_Exercise materials_:
──────

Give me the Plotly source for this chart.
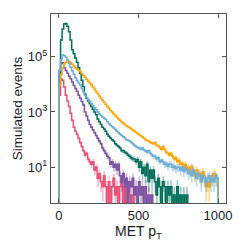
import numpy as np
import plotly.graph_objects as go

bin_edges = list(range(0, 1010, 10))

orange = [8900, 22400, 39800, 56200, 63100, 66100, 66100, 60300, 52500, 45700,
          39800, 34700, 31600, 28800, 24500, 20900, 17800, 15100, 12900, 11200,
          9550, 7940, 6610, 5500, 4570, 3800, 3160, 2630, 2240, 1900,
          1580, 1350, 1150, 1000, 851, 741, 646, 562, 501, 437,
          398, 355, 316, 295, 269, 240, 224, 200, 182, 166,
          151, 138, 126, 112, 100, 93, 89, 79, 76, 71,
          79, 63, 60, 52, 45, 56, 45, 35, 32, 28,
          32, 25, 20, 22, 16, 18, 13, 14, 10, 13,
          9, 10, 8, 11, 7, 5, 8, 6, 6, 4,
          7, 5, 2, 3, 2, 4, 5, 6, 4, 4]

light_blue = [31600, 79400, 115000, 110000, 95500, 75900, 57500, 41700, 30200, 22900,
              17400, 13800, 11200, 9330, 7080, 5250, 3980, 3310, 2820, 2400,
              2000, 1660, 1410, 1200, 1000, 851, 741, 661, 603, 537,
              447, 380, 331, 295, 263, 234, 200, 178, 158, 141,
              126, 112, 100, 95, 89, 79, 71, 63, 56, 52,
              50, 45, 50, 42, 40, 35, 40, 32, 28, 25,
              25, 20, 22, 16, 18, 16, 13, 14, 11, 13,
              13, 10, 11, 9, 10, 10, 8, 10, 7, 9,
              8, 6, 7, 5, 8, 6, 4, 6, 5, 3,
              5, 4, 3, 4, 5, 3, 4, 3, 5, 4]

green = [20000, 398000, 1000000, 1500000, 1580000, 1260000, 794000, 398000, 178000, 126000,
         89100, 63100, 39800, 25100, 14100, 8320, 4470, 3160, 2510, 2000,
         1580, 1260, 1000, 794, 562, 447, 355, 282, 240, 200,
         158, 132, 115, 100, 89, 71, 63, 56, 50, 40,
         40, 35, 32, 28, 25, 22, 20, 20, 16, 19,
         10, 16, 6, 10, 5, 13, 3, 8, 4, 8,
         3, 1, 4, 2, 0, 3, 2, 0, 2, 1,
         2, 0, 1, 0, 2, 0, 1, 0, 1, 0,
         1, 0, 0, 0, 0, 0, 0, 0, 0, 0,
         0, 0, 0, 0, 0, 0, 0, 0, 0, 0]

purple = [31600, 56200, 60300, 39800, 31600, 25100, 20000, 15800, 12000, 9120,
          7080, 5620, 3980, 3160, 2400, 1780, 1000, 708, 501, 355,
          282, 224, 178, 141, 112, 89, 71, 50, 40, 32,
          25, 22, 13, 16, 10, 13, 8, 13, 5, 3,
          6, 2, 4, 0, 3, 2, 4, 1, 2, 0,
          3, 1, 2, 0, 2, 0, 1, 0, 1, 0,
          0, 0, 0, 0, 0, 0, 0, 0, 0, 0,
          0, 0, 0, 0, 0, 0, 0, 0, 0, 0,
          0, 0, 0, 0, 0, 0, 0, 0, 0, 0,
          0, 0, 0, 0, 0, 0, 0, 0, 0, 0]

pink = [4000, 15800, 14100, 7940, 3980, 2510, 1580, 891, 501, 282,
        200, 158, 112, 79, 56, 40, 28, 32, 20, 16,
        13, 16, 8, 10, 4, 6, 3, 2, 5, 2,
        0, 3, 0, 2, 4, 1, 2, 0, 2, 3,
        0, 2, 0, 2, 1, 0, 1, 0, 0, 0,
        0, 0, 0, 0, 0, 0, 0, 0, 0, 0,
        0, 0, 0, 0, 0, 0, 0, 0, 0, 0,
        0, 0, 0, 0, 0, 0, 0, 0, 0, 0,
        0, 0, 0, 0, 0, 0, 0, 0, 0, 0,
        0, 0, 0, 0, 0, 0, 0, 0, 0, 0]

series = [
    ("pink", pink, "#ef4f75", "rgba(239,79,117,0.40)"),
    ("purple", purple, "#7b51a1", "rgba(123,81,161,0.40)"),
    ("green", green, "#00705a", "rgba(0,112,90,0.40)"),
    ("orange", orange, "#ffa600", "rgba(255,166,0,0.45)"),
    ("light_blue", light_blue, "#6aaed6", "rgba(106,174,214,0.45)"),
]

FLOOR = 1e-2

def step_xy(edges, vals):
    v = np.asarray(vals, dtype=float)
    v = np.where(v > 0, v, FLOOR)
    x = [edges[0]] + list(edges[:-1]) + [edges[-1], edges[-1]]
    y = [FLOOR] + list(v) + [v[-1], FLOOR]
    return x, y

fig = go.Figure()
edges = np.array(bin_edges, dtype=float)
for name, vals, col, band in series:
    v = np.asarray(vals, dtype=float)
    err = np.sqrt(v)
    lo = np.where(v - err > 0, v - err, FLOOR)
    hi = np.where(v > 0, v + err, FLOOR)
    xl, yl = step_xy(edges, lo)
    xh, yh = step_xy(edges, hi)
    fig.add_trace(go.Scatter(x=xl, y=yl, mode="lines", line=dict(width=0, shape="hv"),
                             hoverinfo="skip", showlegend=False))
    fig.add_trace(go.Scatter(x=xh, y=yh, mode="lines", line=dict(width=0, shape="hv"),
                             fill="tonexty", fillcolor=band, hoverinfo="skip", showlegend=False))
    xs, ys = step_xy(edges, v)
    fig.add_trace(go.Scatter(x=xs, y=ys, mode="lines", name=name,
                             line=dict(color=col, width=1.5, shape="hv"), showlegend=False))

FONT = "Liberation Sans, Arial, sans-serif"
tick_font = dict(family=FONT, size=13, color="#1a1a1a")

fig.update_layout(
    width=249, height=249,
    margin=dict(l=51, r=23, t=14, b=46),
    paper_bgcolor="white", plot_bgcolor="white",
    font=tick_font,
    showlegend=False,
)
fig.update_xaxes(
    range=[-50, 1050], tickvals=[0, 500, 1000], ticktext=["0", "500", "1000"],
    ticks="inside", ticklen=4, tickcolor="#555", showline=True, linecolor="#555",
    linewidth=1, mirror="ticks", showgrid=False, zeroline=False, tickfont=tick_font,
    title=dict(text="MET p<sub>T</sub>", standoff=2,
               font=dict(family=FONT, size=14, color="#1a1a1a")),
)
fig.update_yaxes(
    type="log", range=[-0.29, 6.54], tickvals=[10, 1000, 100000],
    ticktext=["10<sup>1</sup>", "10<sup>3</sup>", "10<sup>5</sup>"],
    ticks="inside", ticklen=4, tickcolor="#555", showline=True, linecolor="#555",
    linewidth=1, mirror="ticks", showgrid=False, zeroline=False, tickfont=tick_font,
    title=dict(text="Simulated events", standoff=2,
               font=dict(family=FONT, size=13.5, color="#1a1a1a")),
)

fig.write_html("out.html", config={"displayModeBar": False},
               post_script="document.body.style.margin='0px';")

──────

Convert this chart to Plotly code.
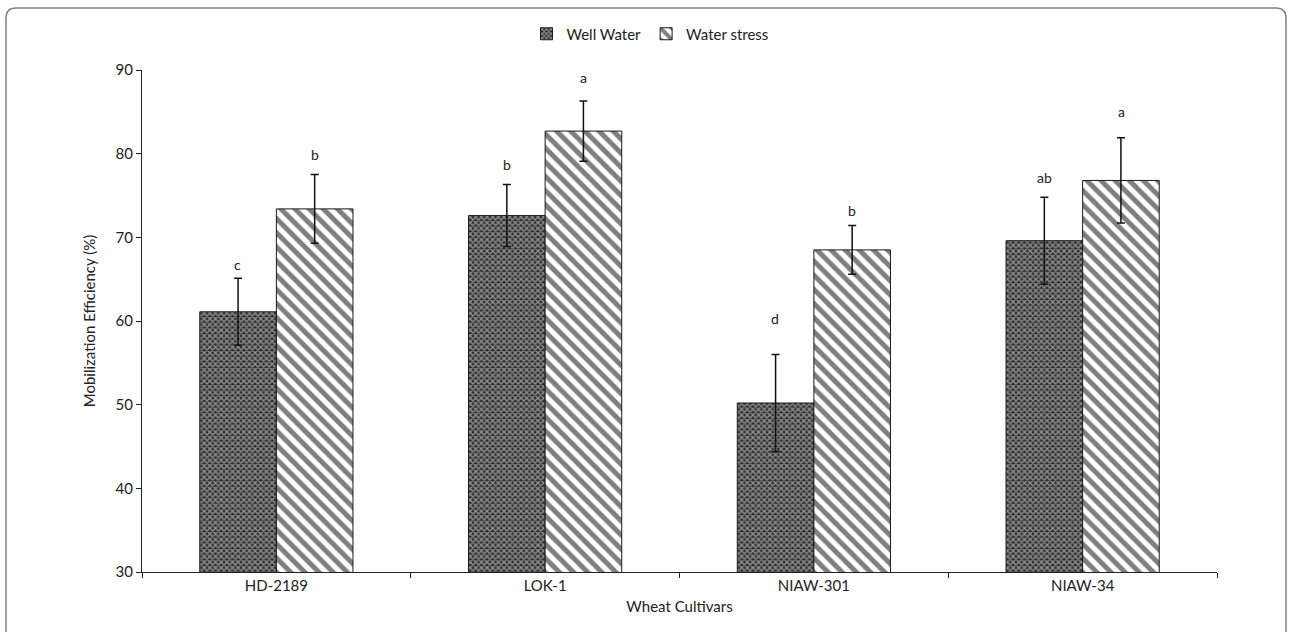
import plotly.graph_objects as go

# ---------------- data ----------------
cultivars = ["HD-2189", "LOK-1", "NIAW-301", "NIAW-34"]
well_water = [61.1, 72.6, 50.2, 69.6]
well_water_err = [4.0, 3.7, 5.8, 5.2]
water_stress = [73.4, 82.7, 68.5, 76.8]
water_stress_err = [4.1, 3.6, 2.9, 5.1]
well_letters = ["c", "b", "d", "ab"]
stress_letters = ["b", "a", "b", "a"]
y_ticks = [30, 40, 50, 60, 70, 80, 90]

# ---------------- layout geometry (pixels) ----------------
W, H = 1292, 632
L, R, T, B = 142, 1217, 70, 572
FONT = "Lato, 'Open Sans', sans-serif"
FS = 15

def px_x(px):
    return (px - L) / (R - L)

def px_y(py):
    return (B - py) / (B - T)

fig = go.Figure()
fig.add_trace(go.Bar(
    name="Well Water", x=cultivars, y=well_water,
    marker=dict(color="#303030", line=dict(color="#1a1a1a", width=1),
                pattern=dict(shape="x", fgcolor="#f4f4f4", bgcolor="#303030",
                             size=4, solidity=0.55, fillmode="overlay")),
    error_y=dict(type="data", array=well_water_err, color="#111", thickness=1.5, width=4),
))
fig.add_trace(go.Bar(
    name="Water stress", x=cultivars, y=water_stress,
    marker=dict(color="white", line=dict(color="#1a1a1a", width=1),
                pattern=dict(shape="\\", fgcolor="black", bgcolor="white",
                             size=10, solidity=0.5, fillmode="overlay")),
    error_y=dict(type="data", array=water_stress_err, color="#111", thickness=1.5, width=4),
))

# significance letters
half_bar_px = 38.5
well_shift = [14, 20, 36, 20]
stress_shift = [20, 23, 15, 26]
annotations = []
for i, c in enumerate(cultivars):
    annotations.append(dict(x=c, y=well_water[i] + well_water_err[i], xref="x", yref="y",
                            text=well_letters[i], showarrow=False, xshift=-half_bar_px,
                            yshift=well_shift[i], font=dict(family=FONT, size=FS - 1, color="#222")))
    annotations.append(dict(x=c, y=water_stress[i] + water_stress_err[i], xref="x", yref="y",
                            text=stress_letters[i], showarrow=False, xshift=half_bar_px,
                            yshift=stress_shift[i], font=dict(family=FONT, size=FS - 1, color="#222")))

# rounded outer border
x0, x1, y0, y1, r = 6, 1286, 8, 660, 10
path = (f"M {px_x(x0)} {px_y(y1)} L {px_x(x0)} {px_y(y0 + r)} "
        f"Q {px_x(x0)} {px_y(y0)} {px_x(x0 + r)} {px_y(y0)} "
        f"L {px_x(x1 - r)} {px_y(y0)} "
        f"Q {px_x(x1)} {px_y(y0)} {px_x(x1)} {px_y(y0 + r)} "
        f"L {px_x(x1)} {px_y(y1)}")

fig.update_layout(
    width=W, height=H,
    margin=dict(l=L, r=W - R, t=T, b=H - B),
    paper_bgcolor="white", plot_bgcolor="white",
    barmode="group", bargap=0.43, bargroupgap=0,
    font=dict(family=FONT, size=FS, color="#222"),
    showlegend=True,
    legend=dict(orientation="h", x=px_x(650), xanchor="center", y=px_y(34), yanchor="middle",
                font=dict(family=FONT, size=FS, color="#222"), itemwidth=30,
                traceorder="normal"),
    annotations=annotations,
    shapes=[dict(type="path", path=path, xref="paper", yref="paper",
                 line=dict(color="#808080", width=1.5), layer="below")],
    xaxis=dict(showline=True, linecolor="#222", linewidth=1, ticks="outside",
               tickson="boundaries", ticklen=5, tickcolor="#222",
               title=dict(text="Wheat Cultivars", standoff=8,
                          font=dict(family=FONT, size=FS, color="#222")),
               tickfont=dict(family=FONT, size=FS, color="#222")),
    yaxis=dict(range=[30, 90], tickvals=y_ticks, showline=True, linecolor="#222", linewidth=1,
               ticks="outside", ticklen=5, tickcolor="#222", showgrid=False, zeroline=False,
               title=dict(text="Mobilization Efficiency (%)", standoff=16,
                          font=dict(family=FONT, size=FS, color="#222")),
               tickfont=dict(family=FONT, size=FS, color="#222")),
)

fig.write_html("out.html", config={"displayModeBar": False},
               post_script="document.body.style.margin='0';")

──────

_Stated goal_: Write down exactly what the lines above say, from the line holding "Give me the Plotly source for this chart." through the line holding "bin_edges = list(range(0, 1010, 10))", and nothing more. Do not copy the pictures.

_Answer to the exercise_:
Give me the Plotly source for this chart.
import numpy as np
import plotly.graph_objects as go

bin_edges = list(range(0, 1010, 10))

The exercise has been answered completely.